The urn has now been taken to Sweden.

"This is tragic for the families, and just as tragic for those who are now handing over the ashes. But they have also found [the British woman's] child, and that mother now has to swap one urn for another," said Karlsson, who apologized for the error.

The mix-up was down to the chaos of the situation immediately following the disaster.

"Bodies were handed over based on the relatives' identifications, and that proved wrong."

Sara Dannborg is one of the founders of the Association for Children Missing in the Tsunami.

"I am surprised that this hasn't happened more often, given the chaos there was after the tsunami, and given that bodies were handed over after visual identification," she said.

Dannborg lost her mother and one-year old daughter Freja in Khao Lak. Freja was identified last August.
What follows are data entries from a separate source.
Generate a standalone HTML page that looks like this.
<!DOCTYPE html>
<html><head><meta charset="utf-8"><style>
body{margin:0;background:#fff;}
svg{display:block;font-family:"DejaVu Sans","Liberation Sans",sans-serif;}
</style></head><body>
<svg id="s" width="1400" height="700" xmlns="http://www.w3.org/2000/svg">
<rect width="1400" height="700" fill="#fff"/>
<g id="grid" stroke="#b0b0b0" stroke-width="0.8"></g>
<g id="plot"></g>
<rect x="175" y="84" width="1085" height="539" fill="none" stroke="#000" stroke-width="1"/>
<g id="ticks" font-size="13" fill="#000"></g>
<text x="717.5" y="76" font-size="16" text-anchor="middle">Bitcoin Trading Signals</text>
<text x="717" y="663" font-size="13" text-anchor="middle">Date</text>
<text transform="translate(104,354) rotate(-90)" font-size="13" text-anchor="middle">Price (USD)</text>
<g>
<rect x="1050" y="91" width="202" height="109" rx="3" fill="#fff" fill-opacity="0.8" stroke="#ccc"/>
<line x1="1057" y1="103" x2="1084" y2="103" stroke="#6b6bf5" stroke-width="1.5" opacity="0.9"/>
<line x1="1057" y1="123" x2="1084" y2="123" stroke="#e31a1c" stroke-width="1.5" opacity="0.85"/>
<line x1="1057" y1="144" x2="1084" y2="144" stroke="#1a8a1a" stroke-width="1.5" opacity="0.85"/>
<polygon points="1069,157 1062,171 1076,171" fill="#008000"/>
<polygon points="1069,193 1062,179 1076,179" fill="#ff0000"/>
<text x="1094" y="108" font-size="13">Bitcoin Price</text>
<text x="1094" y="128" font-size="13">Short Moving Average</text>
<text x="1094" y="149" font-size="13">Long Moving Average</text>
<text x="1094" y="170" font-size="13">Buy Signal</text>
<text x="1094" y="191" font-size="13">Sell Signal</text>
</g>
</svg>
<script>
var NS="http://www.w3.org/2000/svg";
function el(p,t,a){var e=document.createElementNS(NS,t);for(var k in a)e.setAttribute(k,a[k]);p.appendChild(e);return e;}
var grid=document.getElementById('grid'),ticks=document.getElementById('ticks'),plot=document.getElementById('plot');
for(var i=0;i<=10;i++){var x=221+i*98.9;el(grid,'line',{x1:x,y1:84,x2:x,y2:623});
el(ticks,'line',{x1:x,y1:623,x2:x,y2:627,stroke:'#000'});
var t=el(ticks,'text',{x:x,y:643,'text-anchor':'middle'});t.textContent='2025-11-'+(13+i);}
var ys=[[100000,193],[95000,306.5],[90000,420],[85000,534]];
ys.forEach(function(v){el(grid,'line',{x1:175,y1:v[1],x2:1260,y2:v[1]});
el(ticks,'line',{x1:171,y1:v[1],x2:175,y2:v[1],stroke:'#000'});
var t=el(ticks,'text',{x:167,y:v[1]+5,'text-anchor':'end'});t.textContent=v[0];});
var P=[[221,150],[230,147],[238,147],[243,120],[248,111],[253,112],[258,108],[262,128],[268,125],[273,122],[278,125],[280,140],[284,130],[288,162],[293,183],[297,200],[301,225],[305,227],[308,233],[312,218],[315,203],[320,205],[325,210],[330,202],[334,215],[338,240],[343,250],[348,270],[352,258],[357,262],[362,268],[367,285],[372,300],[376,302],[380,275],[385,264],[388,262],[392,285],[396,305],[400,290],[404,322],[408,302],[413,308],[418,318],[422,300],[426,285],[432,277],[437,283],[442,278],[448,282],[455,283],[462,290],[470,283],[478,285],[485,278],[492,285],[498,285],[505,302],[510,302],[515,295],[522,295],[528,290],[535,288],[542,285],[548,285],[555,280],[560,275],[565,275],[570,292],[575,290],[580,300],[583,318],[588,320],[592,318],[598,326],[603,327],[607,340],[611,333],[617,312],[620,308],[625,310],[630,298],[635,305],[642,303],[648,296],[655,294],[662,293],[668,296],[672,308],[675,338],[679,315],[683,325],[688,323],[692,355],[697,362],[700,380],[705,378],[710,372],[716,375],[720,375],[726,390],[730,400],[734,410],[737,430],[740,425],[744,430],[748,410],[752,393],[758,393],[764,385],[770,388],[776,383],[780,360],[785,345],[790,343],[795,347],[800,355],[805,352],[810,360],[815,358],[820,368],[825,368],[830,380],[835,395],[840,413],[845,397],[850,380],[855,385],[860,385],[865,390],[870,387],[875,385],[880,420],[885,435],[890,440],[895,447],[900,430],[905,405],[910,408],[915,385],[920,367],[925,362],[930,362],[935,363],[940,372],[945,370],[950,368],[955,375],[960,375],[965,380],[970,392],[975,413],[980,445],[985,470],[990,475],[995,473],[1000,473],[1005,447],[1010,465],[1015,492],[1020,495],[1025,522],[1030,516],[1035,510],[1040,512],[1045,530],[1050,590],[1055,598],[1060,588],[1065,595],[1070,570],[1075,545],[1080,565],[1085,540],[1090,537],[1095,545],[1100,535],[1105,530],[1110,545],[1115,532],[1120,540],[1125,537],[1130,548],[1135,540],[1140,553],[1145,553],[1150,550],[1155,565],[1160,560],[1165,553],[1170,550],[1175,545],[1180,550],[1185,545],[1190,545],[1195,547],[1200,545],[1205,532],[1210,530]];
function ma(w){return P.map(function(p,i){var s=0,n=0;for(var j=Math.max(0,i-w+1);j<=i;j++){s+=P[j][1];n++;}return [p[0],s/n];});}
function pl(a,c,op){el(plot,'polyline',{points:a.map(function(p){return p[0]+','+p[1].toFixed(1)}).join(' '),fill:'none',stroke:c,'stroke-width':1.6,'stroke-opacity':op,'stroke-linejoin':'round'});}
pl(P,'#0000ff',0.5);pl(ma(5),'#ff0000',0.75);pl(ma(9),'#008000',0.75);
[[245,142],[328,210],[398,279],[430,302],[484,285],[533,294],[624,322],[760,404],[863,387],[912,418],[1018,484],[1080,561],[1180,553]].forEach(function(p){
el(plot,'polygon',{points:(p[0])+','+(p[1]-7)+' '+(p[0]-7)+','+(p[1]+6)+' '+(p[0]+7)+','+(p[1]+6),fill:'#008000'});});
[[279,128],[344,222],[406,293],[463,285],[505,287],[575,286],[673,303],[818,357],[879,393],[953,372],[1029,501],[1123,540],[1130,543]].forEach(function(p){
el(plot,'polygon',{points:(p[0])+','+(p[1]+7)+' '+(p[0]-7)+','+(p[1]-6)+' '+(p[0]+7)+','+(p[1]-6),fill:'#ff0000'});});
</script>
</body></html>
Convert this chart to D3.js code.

"It was actually very important. When we found out it was nice to know that she would be able to come back to Sweden and that we would be able to bury her in a place that we had chosen. It was also very important to feel that there were no longer any question marks over what happened that day."

The association was started by relatives who felt that information from the Swedish authorities was insufficient.

"But now I believe that we can be sure and satisfied that it is being dealt with well," said Dannborg.

The identification work is now continuing in Bangkok under Thai leadership. Around 600 bodies remain unidentified. Fifteen missing Swedes, including ten children, are still unidentified.

Thai authorities now plan to bury the unidentified victims in metal coffins.

Both the coffins and the gravestones will be fitted with chips to make it possible to identify the bodies if they are identified in the future. A site for the graveyard has been earmarked north of Khao Lak, opposite the current mortuary.

Initial plans were to carry out the burials in May or June. But the Thai authorities have now said that they will be delayed for at least a few months.